### Written exercise
Starting with the first line below, extract each line through the one that contains "s.set_visible(False)", inclusive, excluding pictures.
─── Data for processing
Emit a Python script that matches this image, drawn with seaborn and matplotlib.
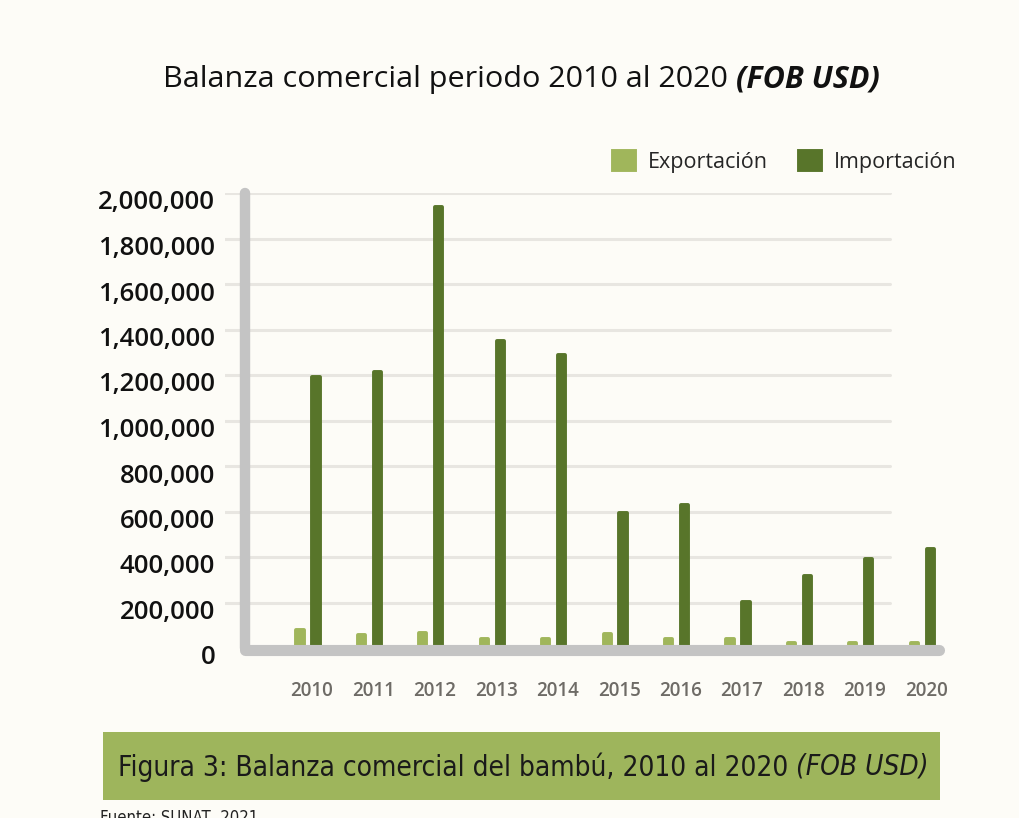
import pandas as pd
import numpy as np
import matplotlib.pyplot as plt
import matplotlib.transforms as mtransforms
from matplotlib.ticker import FuncFormatter
import seaborn as sns

# Datos (FOB USD)
anios = ['2010', '2011', '2012', '2013', '2014', '2015', '2016', '2017', '2018', '2019', '2020']
exportacion = [80000, 57000, 66000, 40000, 40000, 62000, 40000, 40000, 22000, 22000, 22000]
importacion = [1190000, 1213000, 1940000, 1350000, 1290000, 593000, 628000, 202000, 316000, 391000, 435000]
series = ['Exportación', 'Importación']
y_ticks = np.arange(0, 2000001, 200000)

# Colores
FONDO = '#FDFCF7'
VERDE_CLARO = '#A0B65B'
VERDE_OSCURO = '#58752A'
GRIS_EJE = '#C4C4C4'
GRIS_GRID = '#E8E6E1'

sns.set_theme(style='white')
plt.rcParams['font.family'] = ['Open Sans', 'DejaVu Sans']

df = pd.DataFrame({
    'anio': anios * 2,
    'tipo': [series[0]] * len(anios) + [series[1]] * len(anios),
    'valor': exportacion + importacion,
})

W, H = 1019, 818
fig = plt.figure(figsize=(W / 100, H / 100), dpi=100, facecolor=FONDO)
ax = fig.add_axes([225 / W, (H - 648) / H, 720 / W, (648 - 193) / H])
ax.set_facecolor(FONDO)

sns.barplot(data=df, x='anio', y='valor', hue='tipo', hue_order=series,
            palette=[VERDE_CLARO, VERDE_OSCURO], width=0.52, gap=0.55,
            saturation=1, ax=ax)

# Topes redondeados
for p in ax.patches:
    p.set_edgecolor(p.get_facecolor())
    p.set_linewidth(2.8)
    p.set_joinstyle('round')
    p.set_zorder(3)

ax.set_xlim(-1.35, 10.37)
ax.set_ylim(0, 2000000)

# Líneas de cuadrícula
for v in y_ticks[1:]:
    ax.axhline(v, xmin=0, xmax=0.924, color=GRIS_GRID, lw=2.2, zorder=1)

# Ejes gruesos grises
ax.plot([-1.025, -1.025], [0, 2000000], color=GRIS_EJE, lw=7.5,
        solid_capstyle='round', zorder=4, clip_on=False)
ax.plot([-1.025, 10.28], [-8000, -8000], color=GRIS_EJE, lw=8,
        solid_capstyle='round', zorder=5, clip_on=False)

for s in ax.spines.values():
    s.set_visible(False)

ax.set_yticks(y_ticks)
ax.yaxis.set_major_formatter(FuncFormatter(lambda v, _: f'{int(v):,}'))
ax.tick_params(axis='y', length=0, pad=7, labelsize=18.5, labelcolor='#111111')
desplaza_y = mtransforms.ScaledTranslation(0, -7 / 100, fig.dpi_scale_trans)
for lab in ax.get_yticklabels():
    lab.set_fontweight('semibold')
    lab.set_transform(lab.get_transform() + desplaza_y)

ax.tick_params(axis='x', length=0, pad=24, labelsize=13.5, labelcolor='#6E6B66')
offset = mtransforms.ScaledTranslation(4 / 100, 0, fig.dpi_scale_trans)
for lab in ax.get_xticklabels():
    lab.set_fontweight('semibold')
    lab.set_transform(lab.get_transform() + offset)

ax.set_xlabel('')
ax.set_ylabel('')

# Leyenda
handles, labels = ax.get_legend_handles_labels()
ax.legend(handles, labels, loc='center left',
          bbox_to_anchor=(613 / W, 1 - 162 / H), bbox_transform=fig.transFigure,
          ncol=2, frameon=False, fontsize=15.5, handlelength=1.0, handleheight=1.0,
          handletextpad=0.62, columnspacing=1.45, borderpad=0, borderaxespad=0)
for t in ax.get_legend().get_texts():
    t.set_fontweight('medium')


def texto_partido(x0, x1, y, parte1, parte2, size, estilo2, **kw):
    """Dibuja dos trozos de texto seguidos y ajusta el tamaño al ancho x0-x1."""
    r = fig.canvas.get_renderer()
    a = fig.text(x0 / W, 1 - y / H, parte1, fontsize=size, va='center', ha='left', **kw)
    b = fig.text(0, 1 - y / H, parte2, fontsize=size, va='center', ha='left', **estilo2, **kw)
    for _ in range(3):
        fig.canvas.draw()
        wa = a.get_window_extent(r).width
        wb = b.get_window_extent(r).width
        size = size * (x1 - x0) / (wa + wb)
        a.set_fontsize(size)
        b.set_fontsize(size)
    fig.canvas.draw()
    b.set_x(a.get_window_extent(r).x1 / W)
    return a, b


# Título
texto_partido(163, 880, 80, 'Balanza comercial periodo 2010 al 2020 ', '(FOB USD)', 20,
              dict(fontweight='bold', fontstyle='italic'), color='#111111')

# Recuadro de la figura
fig.patches.append(plt.Rectangle((103 / W, 1 - 800 / H), (940 - 103) / W, 68 / H,
                                 transform=fig.transFigure, facecolor='#9EB55C',
                                 edgecolor='none', zorder=0))
narrow = ['DejaVu Sans Condensed', 'DejaVu Sans']
texto_partido(118, 925, 767, 'Figura 3: Balanza comercial del bambú, 2010 al 2020 ', '(FOB USD)', 20,
              dict(fontstyle='italic'), family=narrow, color='#1A1A1A', fontstretch='condensed')

fig.text(100 / W, 1 - 809 / H, 'Fuente: SUNAT, 2021', fontsize=12, family=narrow,
         fontstretch='condensed', color='#222222', va='top', ha='left')

fig.savefig('out.png', dpi=100, facecolor=FONDO)
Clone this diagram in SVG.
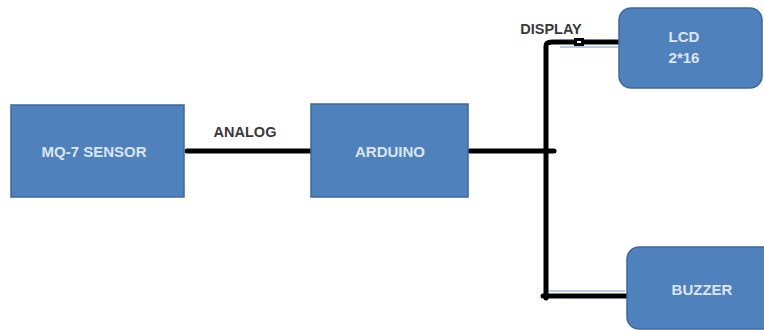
<svg xmlns="http://www.w3.org/2000/svg" width="764" height="330" viewBox="0 0 764 330">
<style>
.box{fill:#4F81BD;stroke:#3C6A9E;stroke-width:1.5}
.lbl{font-family:"Liberation Sans",Arial,sans-serif;font-size:15px;font-weight:bold;fill:#DCE6F2;text-anchor:middle}
.cap{font-family:"Liberation Sans",Arial,sans-serif;font-size:14.5px;font-weight:bold;fill:#3a3a3a;text-anchor:middle}
.wire{stroke:#000;stroke-width:5;fill:none;stroke-linecap:round}
.thin{stroke:#9DB7D8;stroke-width:1.5;fill:none}
</style>
<rect width="764" height="330" fill="#fff"/>
<g id="connectors">
<line class="wire" x1="187" y1="151" x2="310" y2="151"/>
<line class="wire" x1="470" y1="151" x2="554" y2="151"/>
<path class="wire" d="M546,298 V46 Q546,42 552,42 H619" stroke-linecap="butt"/>
<path class="thin" d="M560,47 H618"/>
<rect x="574" y="38" width="10" height="8" fill="#000"/>
<rect x="577" y="41" width="4" height="2" fill="#fff"/>
<path class="thin" d="M549,291 H625"/>
<line class="wire" x1="543" y1="296" x2="627" y2="296"/>
<text class="cap" x="245" y="137">ANALOG</text>
<text class="cap" x="551" y="34">DISPLAY</text>
</g>
<g id="mq7">
<rect class="box" x="11" y="105" width="173" height="92"/>
<text class="lbl" x="94" y="157">MQ-7 SENSOR</text>
</g>
<g id="arduino">
<rect class="box" x="311" y="104" width="157" height="93"/>
<text class="lbl" x="390" y="157">ARDUINO</text>
</g>
<g id="lcd">
<rect class="box" x="619" y="8" width="143" height="80" rx="12"/>
<text class="lbl" x="684" y="42">LCD</text>
<text class="lbl" x="684" y="63">2*16</text>
</g>
<g id="buzzer">
<rect class="box" x="627" y="247" width="150" height="82" rx="12"/>
<text class="lbl" x="702" y="295">BUZZER</text>
</g>
</svg>
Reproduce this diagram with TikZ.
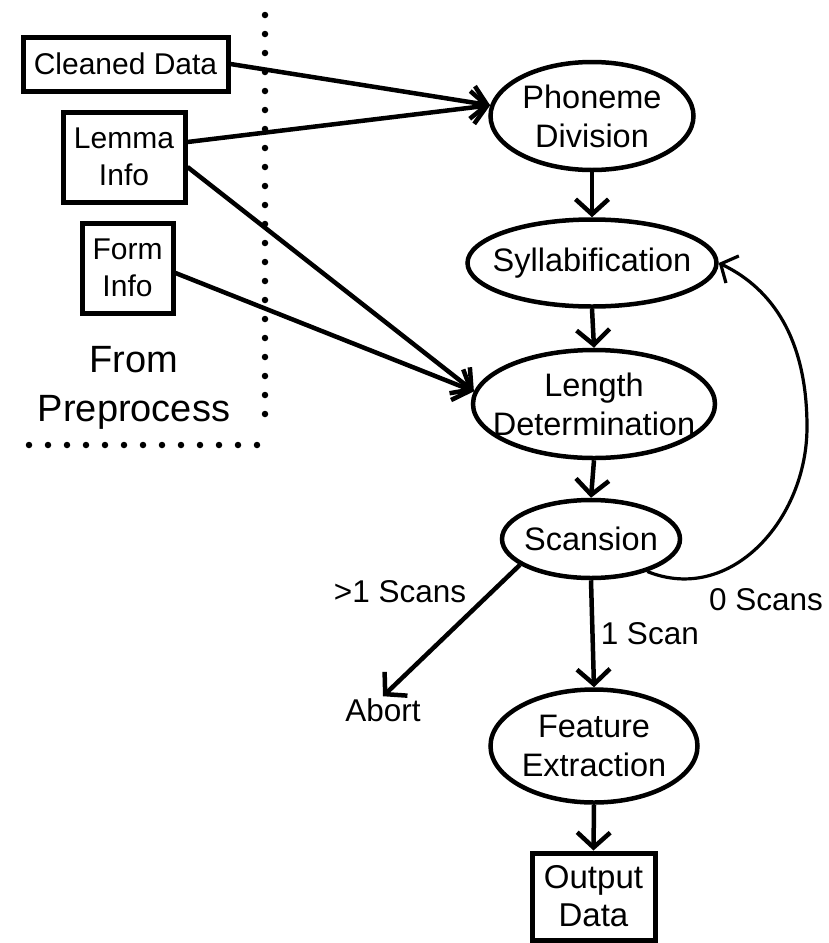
\documentclass[tikz,border=0pt]{standalone}
\usepackage{fontspec}
\setmainfont{Liberation Sans}
\usetikzlibrary{shapes.geometric,arrows.meta}
\begin{document}
\begin{tikzpicture}[x=1pt,y=-1pt,
  box/.style={draw, line width=5pt, rectangle, inner sep=0pt, align=center, font=\fontsize{30}{37}\selectfont},
  ell/.style={draw, ellipse, line width=4.5pt, inner sep=0pt},
  etxt/.style={align=center, font=\fontsize{32.5}{39}\selectfont},
  lbl/.style={font=\fontsize{31.5}{36}\selectfont, inner sep=2pt},
  big/.style={align=center, font=\fontsize{38}{49}\selectfont},
  conn/.style={line width=4.5pt, -{Straight Barb[length=15pt,width=33pt]}},
  loopconn/.style={line width=3.2pt, -{Straight Barb[length=13pt,width=30pt]}},
  dots/.style={line width=6.5pt, line cap=round, dash pattern=on 0pt off 19pt}]
\useasboundingbox (0,0) rectangle (829,943);

% input boxes
\node[box, minimum width=205pt, minimum height=54pt] (cd) at (125.5,64) {Cleaned Data};
\node[box, minimum width=122pt, minimum height=90pt] (li) at (124,157) {Lemma\\Info};
\node[box, minimum width=91pt, minimum height=90pt] (fi) at (127.5,268) {Form\\Info};
\node[big] (fp) at (134,388) {From\\Preprocess};

% dotted separator
\draw[dots] (265,15) -- (265,430);
\draw[dots] (257,445) -- (13,445);

% process ellipses
\node[ell, minimum width=203pt, minimum height=108pt, label={[etxt]center:Phoneme\\Division}] (pd) at (592,116) {};
\node[ell, minimum width=249pt, minimum height=87pt, label={[etxt]center:Syllabification}] (sy) at (592,263) {};
\node[ell, minimum width=242pt, minimum height=108pt, label={[etxt]center:Length\\Determination}] (ld) at (594,404) {};
\node[ell, minimum width=178pt, minimum height=78pt, label={[etxt]center:Scansion}] (sc) at (591,539) {};
\node[ell, minimum width=207pt, minimum height=113pt, label={[etxt]center:Feature\\Extraction}] (fe) at (594,746) {};
\node[box, minimum width=123pt, minimum height=87pt, font=\fontsize{33}{38}\selectfont] (od) at (593.5,896.5) {Output\\Data};
\node[lbl] (ab) at (383,710) {Abort};

% connectors
\draw[conn] (cd.east) -- (pd.174);
\draw[conn] ([yshift=15pt]li.east) -- (pd.174);
\draw[conn] ([yshift=-10pt]li.east) -- (ld.174);
\draw[conn] ([yshift=-5pt]fi.east) -- (ld.174);
\draw[conn] (pd.south) -- (sy.north);
\draw[conn] (sy.south) -- (ld.north);
\draw[conn] (ld.south) -- (sc.north);
\draw[conn] (sc.south) -- node[lbl, right=4pt] {1 Scan} (fe.north);
\draw[conn] (fe.south) -- (od.north);
\draw[conn] (sc.200) -- (ab.north);
\node[lbl] at (400,592) {>1 Scans};
\draw[loopconn] (sc.-30) .. controls (730,605) and (807,520) .. (807,427)
  .. controls (807,330) and (765,285) .. (sy.east);
\node[lbl] at (766,600) {0 Scans};
\end{tikzpicture}
\end{document}
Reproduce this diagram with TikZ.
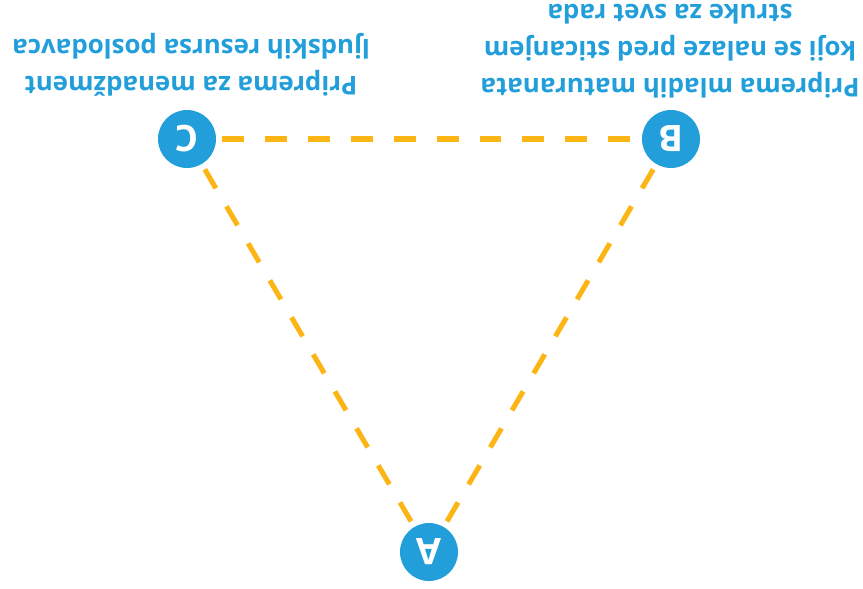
\documentclass[tikz,border=0pt]{standalone}
\usepackage{fontspec}
\setmainfont{Open Sans}
\definecolor{dotblue}{HTML}{229FDA}
\definecolor{linkgold}{HTML}{FDB515}

\begin{document}
\begin{tikzpicture}[x=0.025cm, y=-0.025cm, thick,
	main/.style={circle, fill=dotblue, text=white, minimum size=1.45cm, inner sep=0pt, font=\fontsize{26}{26}\selectfont\bfseries, rotate=180},
	txt/.style={text=dotblue, align=center, font=\fontsize{18.4}{26.3}\selectfont\bfseries, rotate=180},
	link/.style={draw=linkgold, line width=3.6pt, dash pattern=on 15.6pt off 14.9pt, shorten <=4pt, shorten >=4pt}]
		\useasboundingbox (0,0) rectangle (863,588);

		\node[main] (a) at (429,552) {A};
		\node[main] (b) at (671,139) {B};
		\node[main] (c) at (187,139) {C};

		\node[txt] (tb) at (670,51) {Priprema mladih maturanata\\koji se nalaze pred sticanjem\\struke za svet rada};
		\node[txt] (tc) at (191,65) {Priprema za menadžment\\ljudskih resursa poslodavca};

		\draw[link] (c) -- (b);
		\draw[link] (c) -- (a);
		\draw[link] (b) -- (a);
	\end{tikzpicture}
\end{document}
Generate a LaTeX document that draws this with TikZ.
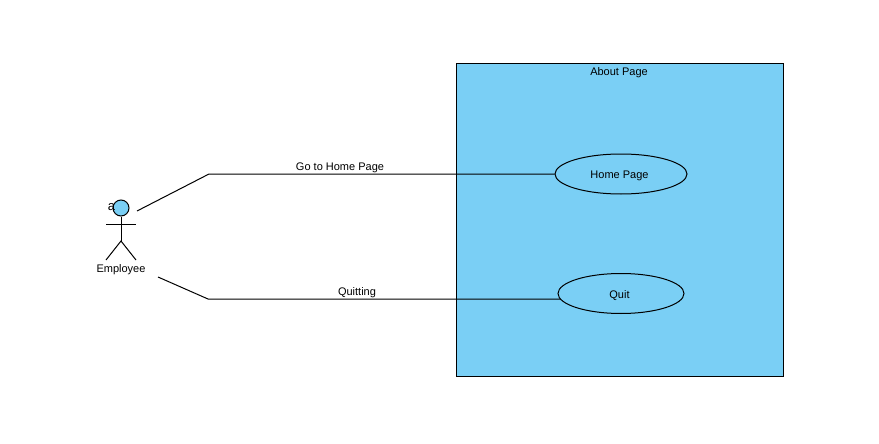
\documentclass[tikz,border=0pt]{standalone}
\usepackage{fontspec}
\setmainfont{Liberation Sans}
\usetikzlibrary{positioning, shapes.geometric}
\definecolor{sysblue}{RGB}{122,207,245}

\begin{document}
\begin{tikzpicture}[
  x=1pt, y=-1pt,
  font=\fontsize{11}{13}\selectfont,
  system/.style={draw, fill=sysblue, minimum width=326.5pt, minimum height=312.5pt, inner sep=0pt, line width=1pt},
  usecase/.style={draw, ellipse, minimum height=40pt, inner sep=0pt, line width=1pt, text height=12pt, text depth=2.3pt, execute at end node=\kern3pt},
  conn/.style={line width=1pt},
  lbl/.style={inner sep=0pt}
]
\useasboundingbox (0,0) rectangle (879,444);

\node[system] (about) at (620,220) {};
\node[lbl] (aboutlbl) at (619,73) {About Page};

\node[usecase, minimum width=132pt] (home) at (621,174) {Home Page};
\node[usecase, minimum width=126pt] (quit) at (621,293.5) {Quit};

% actor
\node[draw, circle, fill=sysblue, minimum size=16pt, inner sep=0pt, line width=1pt] (head) at (121,208) {};
\node[lbl, font=\fontsize{13}{15}\selectfont] (alias) at (111.5,207.5) {a};
\coordinate (hip) at (121,241);
\coordinate (lefthand) at (106,224);
\coordinate (righthand) at (136,224);
\coordinate (leftfoot) at (106,260);
\coordinate (rightfoot) at (136,260);
\draw[conn] (head.south) -- (hip);
\draw[conn] (lefthand) -- (righthand);
\draw[conn] (leftfoot) -- (hip) -- (rightfoot);
\node[lbl] (employee) at (121,270) {Employee};

% connectors
\coordinate (start1) at (137,211);
\coordinate (bend1) at (209,174);
\coordinate (start2) at (158,277);
\coordinate (bend2) at (208,299);
\coordinate (end2) at (560,299);
\draw[conn] (start1) -- (bend1) -- (home.west);
\draw[conn] (start2) -- (bend2) -- (end2);
\node[lbl] (golbl) at (340,168) {Go to Home Page};
\node[lbl] (quitlbl) at (357,293) {Quitting};
\end{tikzpicture}
\end{document}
──────
### The solution
Emit a Python script that matches this image, drawn with seaborn and matplotlib.
import pandas as pd
import numpy as np
import matplotlib.pyplot as plt
import matplotlib.transforms as mtransforms
from matplotlib.ticker import FuncFormatter
import seaborn as sns

# Datos (FOB USD)
anios = ['2010', '2011', '2012', '2013', '2014', '2015', '2016', '2017', '2018', '2019', '2020']
exportacion = [80000, 57000, 66000, 40000, 40000, 62000, 40000, 40000, 22000, 22000, 22000]
importacion = [1190000, 1213000, 1940000, 1350000, 1290000, 593000, 628000, 202000, 316000, 391000, 435000]
series = ['Exportación', 'Importación']
y_ticks = np.arange(0, 2000001, 200000)

# Colores
FONDO = '#FDFCF7'
VERDE_CLARO = '#A0B65B'
VERDE_OSCURO = '#58752A'
GRIS_EJE = '#C4C4C4'
GRIS_GRID = '#E8E6E1'

sns.set_theme(style='white')
plt.rcParams['font.family'] = ['Open Sans', 'DejaVu Sans']

df = pd.DataFrame({
    'anio': anios * 2,
    'tipo': [series[0]] * len(anios) + [series[1]] * len(anios),
    'valor': exportacion + importacion,
})

W, H = 1019, 818
fig = plt.figure(figsize=(W / 100, H / 100), dpi=100, facecolor=FONDO)
ax = fig.add_axes([225 / W, (H - 648) / H, 720 / W, (648 - 193) / H])
ax.set_facecolor(FONDO)

sns.barplot(data=df, x='anio', y='valor', hue='tipo', hue_order=series,
            palette=[VERDE_CLARO, VERDE_OSCURO], width=0.52, gap=0.55,
            saturation=1, ax=ax)

# Topes redondeados
for p in ax.patches:
    p.set_edgecolor(p.get_facecolor())
    p.set_linewidth(2.8)
    p.set_joinstyle('round')
    p.set_zorder(3)

ax.set_xlim(-1.35, 10.37)
ax.set_ylim(0, 2000000)

# Líneas de cuadrícula
for v in y_ticks[1:]:
    ax.axhline(v, xmin=0, xmax=0.924, color=GRIS_GRID, lw=2.2, zorder=1)

# Ejes gruesos grises
ax.plot([-1.025, -1.025], [0, 2000000], color=GRIS_EJE, lw=7.5,
        solid_capstyle='round', zorder=4, clip_on=False)
ax.plot([-1.025, 10.28], [-8000, -8000], color=GRIS_EJE, lw=8,
        solid_capstyle='round', zorder=5, clip_on=False)

for s in ax.spines.values():
    s.set_visible(False)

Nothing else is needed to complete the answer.